Les témoignages de femmes ayant subi des violences gynécologiques et obstétricales sont-ils en passe d’être enfin entendus ? Alors que depuis 2014, de nombreuses femmes souhaitent faire connaître les maltraitances dont elles ont été victimes lors de leur suivi gynécologique et obstétrical, notamment via le hashtag #PayeTonUtérus ou au travers de témoignages compilés sur des blogs, le Collège national des gynécologues et obstétriciens français (CNGOF) a annoncé lors du congrès de la société savante qui se déroulait le 6 décembre dernier à Strasbourg que les pratiques entourant l’épisiotomie devaient changer.
Un fort retentissement physique et psychologique
Vécue par de nombreuses femmes comme un traumatisme, l’épisiotomie consiste en l’incision sur quelques centimètres des muscles superficiels du périnée pour aider l’enfant à naître.
Si le taux d’épisiotomies pratiquées varie énormément selon les maternités, de nombreuses voix se sont élevées ces dernières années pour dénoncer la trop grande systématisation de ce geste médical, pratiqué lors d’un accouchement sur cinq selon la dernière enquête nationale périnatale publiée en 2017. Selon un autre rapport, remis à Marlène Schiappa en juin 2018 par le Haut Conseil à l’Égalite entre les femmes et les hommes, une femme sur deux sur laquelle une épisiotomie a été réalisée déplore un manque ou l’absence totale d’explications sur le motif.
Ce que reconnaît aujourd’hui le CNGOF, qui affirme que ce taux d’épisiotomies pratiquées pourrait être réduit. "On sait aujourd’hui que cette pratique, qui a un fort retentissement physique et psychologique pour les femmes, sera inutile dans la plupart des naissances", affirme dans un article du Figaro le Pr Hervé Fernandez, chef de service de la maternité de Bicêtre (CHU Paris Sud), qui n’a pas participé à l’élaboration des recommandations.
D’ailleurs, la littérature scientifique au sujet de l’épisiotomie est formelle : en cas d’accouchement normal et spontané, et même si l’enfant se présente par le siège, l’épisiotomie n’offre aucun bénéfice pour prévenir une lésion du périnée. Cet acte chirurgical peut par ailleurs entraîner une augmentation de la douleur et de la durée de cicatrisation par rapport à une déchirure périnéale simple et compliquer la reprise de la vie sexuelle après l’accouchement.
L’épisiotomie peut être utile en cas d’utilisation d’instruments
Dans ses recommandations, le CNGOF ne retient qu’une situation justifiant le recours à l’épisiotomie : lorsque sont utilisés des instruments d’extraction comme la ventouse ou les forceps pendant l’accouchement. "L'extraction instrumentale, surtout avec un forceps, est associée à un risque de déchirure grave pouvant s'étendre jusqu'au sphincter anal. Or les études suggèrent, avec toutefois un niveau de preuve faible, que l'épisiotomie pourrait avoir une action préventive", détaille le Pr Xavier Fritel, gynécologue au CHU de Poitiers et co-auteur de ces recommandations.

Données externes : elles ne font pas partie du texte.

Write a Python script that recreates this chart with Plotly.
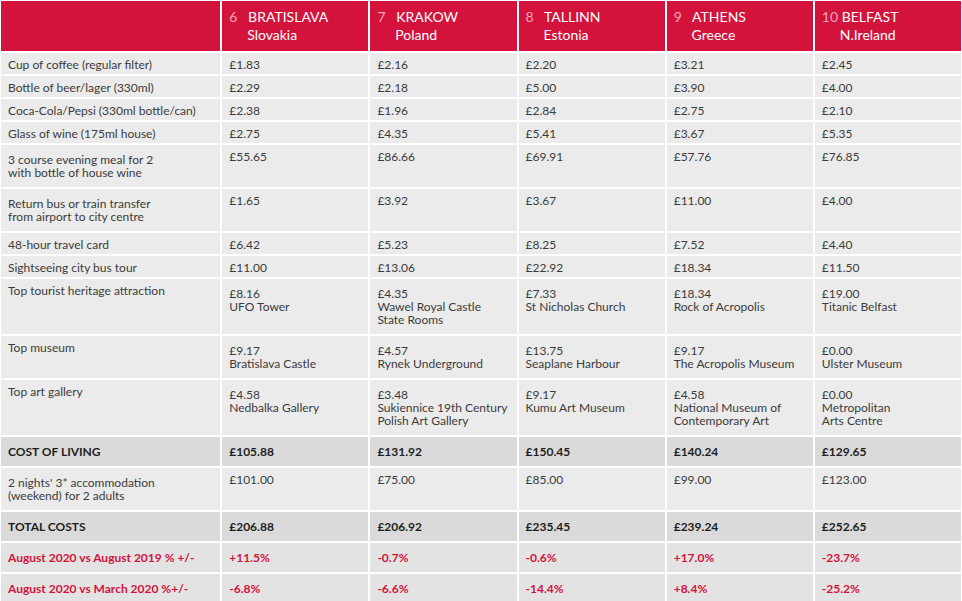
import plotly.graph_objects as go

# ---- data ----
ranks = ["6", "7", "8", "9", "10"]
cities = ["BRATISLAVA", "KRAKOW", "TALLINN", "ATHENS", "BELFAST"]
countries = ["Slovakia", "Poland", "Estonia", "Greece", "N.Ireland"]

categories = [
    ["Cup of coffee (regular filter)"],
    ["Bottle of beer/lager (330ml)"],
    ["Coca-Cola/Pepsi (330ml bottle/can)"],
    ["Glass of wine (175ml house)"],
    ["3 course evening meal for 2", "with bottle of house wine"],
    ["Return bus or train transfer", "from airport to city centre"],
    ["48-hour travel card"],
    ["Sightseeing city bus tour"],
    ["Top tourist heritage attraction"],
    ["Top museum"],
    ["Top art gallery"],
    ["COST OF LIVING"],
    ["2 nights' 3* accommodation", "(weekend) for 2 adults"],
    ["TOTAL COSTS"],
    ["August 2020 vs August 2019 % +/-"],
    ["August 2020 vs March 2020 %+/-"],
]

bratislava = [1.83, 2.29, 2.38, 2.75, 55.65, 1.65, 6.42, 11.00, 8.16, 9.17, 4.58, 105.88, 101.00, 206.88]
krakow = [2.16, 2.18, 1.96, 4.35, 86.66, 3.92, 5.23, 13.06, 4.35, 4.57, 3.48, 131.92, 75.00, 206.92]
tallinn = [2.20, 5.00, 2.84, 5.41, 69.91, 3.67, 8.25, 22.92, 7.33, 13.75, 9.17, 150.45, 85.00, 235.45]
athens = [3.21, 3.90, 2.75, 3.67, 57.76, 11.00, 7.52, 18.34, 18.34, 9.17, 4.58, 140.24, 99.00, 239.24]
belfast = [2.45, 4.00, 2.10, 5.35, 76.85, 4.00, 4.40, 11.50, 19.00, 0.00, 0.00, 129.65, 123.00, 252.65]

change_vs_aug2019 = [11.5, -0.7, -0.6, 17.0, -23.7]
change_vs_mar2020 = [-6.8, -6.6, -14.4, 8.4, -25.2]

attractions = [
    [["UFO Tower"], ["Bratislava Castle"], ["Nedbalka Gallery"]],
    [["Wawel Royal Castle", "State Rooms"], ["Rynek Underground"], ["Sukiennice 19th Century", "Polish Art Gallery"]],
    [["St Nicholas Church"], ["Seaplane Harbour"], ["Kumu Art Museum"]],
    [["Rock of Acropolis"], ["The Acropolis Museum"], ["National Museum of", "Contemporary Art"]],
    [["Titanic Belfast"], ["Ulster Museum"], ["Metropolitan", "Arts Centre"]],
]

# ---- styling ----
RED = "#d3133c"
PINK = "#f6a3b5"
TEXT = "#3b3b3b"
DARK = "#1e1e1e"
FILL = "#ebebeb"
FILL_BOLD = "#dadada"
FILL_PCT = "#e3e3e3"
FS = 12          # text size
FS_BASE = 10     # base size of multi-line cells (sets tighter line spacing)

bold_rows = {11, 13}
pct_rows = {14, 15}
attr_rows = {8: 0, 9: 1, 10: 2}


def cell(lines, bold=False):
    """Return (text, font size) for a cell made of one or more lines."""
    if len(lines) == 1:
        t = lines[0]
        return (f"<b>{t}</b>" if bold else t), FS
    parts = [f"<span style='font-size:{FS}px'>{ln}</span>" for ln in lines]
    return "<br>".join(parts), FS_BASE


def city_column(ci, vals):
    txt, siz = [], []
    for r, v in enumerate(vals):
        lines = [f"£{v:.2f}"]
        if r in attr_rows:
            lines += attractions[ci][attr_rows[r]]
        t, s = cell(lines, bold=r in bold_rows)
        txt.append(t)
        siz.append(s)
    for pct in (change_vs_aug2019[ci], change_vs_mar2020[ci]):
        t, s = cell([f"{pct:+.1f}%"], bold=True)
        txt.append(t)
        siz.append(s)
    return txt, siz


first_txt, first_siz = [], []
for r, c in enumerate(categories):
    t, s = cell(c, bold=(r in bold_rows or r in pct_rows))
    first_txt.append(t)
    first_siz.append(s)

all_vals = [bratislava, krakow, tallinn, athens, belfast]
columns, sizes = [first_txt], [first_siz]
for i, v in enumerate(all_vals):
    t, s = city_column(i, v)
    columns.append(t)
    sizes.append(s)

row_fill, row_color = [], []
for r in range(len(categories)):
    if r in bold_rows:
        row_fill.append(FILL_BOLD)
        row_color.append(DARK)
    elif r in pct_rows:
        row_fill.append(FILL_PCT)
        row_color.append(RED)
    else:
        row_fill.append(FILL)
        row_color.append(TEXT)
fills = [row_fill] * 6
colors = [row_color] * 6

NB = "\u00a0"
headers = [""]
for rk, city, country in zip(ranks, cities, countries):
    if len(rk) == 1:
        headers.append(f"<span style='color:{PINK}'>{rk}</span>{NB * 3}{city}<br>{NB * 5}{country}")
    else:
        headers.append(f"<span style='color:{PINK}'>{rk}</span>{NB}{city}<br>{NB * 5}{country}")

# plotly.js accepts a per-cell (2-D) font size grid; the Python validator only
# knows the 1-D form, so validation is skipped for this trace.
table = go.Table(
    columnwidth=[221, 148, 148, 148, 148, 148],
    header=dict(
        values=headers,
        fill=dict(color=RED),
        line=dict(color="white", width=2),
        font=dict(family="Lato", size=14, color="white"),
        align="left",
        height=52,
    ),
    cells=dict(
        values=columns,
        fill=dict(color=fills),
        line=dict(color="white", width=2),
        font=dict(family="Lato", size=sizes, color=colors),
        align="left",
        height=23,
    ),
    _validate=False,
)

fig = go.Figure(data=[table], _validate=False)

fig.update_layout(
    width=962,
    height=601,
    margin=dict(l=0, r=0, t=0, b=0),
    paper_bgcolor="white",
)

fig.write_html(
    "out.html",
    config={"displayModeBar": False},
    post_script="document.body.style.margin='0';",
)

Mais la pratique de l’épisiotomie dans cette situation ne doit en aucun cas devenir systématique. Le CNGOF insiste sur le fait que l’incision du périnée est "à considérer" par l’obstétricien, qui doit prendre en compte des facteurs de risque tels qu’un premier accouchement, la suspicion d’un enfant de poids important ou l’état clinique du périnée. "Dans certaines circonstances, l’accoucheur pourra être en faveur d’une épisiotomie parce qu’il fait prendre des risques à la femme en utilisant des instruments d’extraction", résume le Pr Fritel.
Mieux informer les femmes sur la possibilité d’une épisiotomie
La dernière recommandation du CNGOF est de mieux informer les femmes sur le possible recours à l’épisiotomie dans une situation d’urgence. Celle-ci peut en effet être nécessaire en cas de risque de déchirure périnéale concernant le sphincter. Celle-ci toucherait 1 à 5% des naissances et peut avoir de graves conséquences sur la santé des femmes. "Il n'existe à ce jour aucun modèle de prédiction du risque permettant de planifier une épisiotomie", rappelle le Pr Fernandez. "Elle se décidera toujours au dernier moment dans une certaine urgence". D’où la nécessité de mieux informer les femmes avant leur accouchement et de prendre en considération leurs attentes, notamment en leur faisant formuler un projet de naissance, mais aussi au moment d’entrer dans la salle de travail, en leur expliquant pourquoi ce geste est envisagé.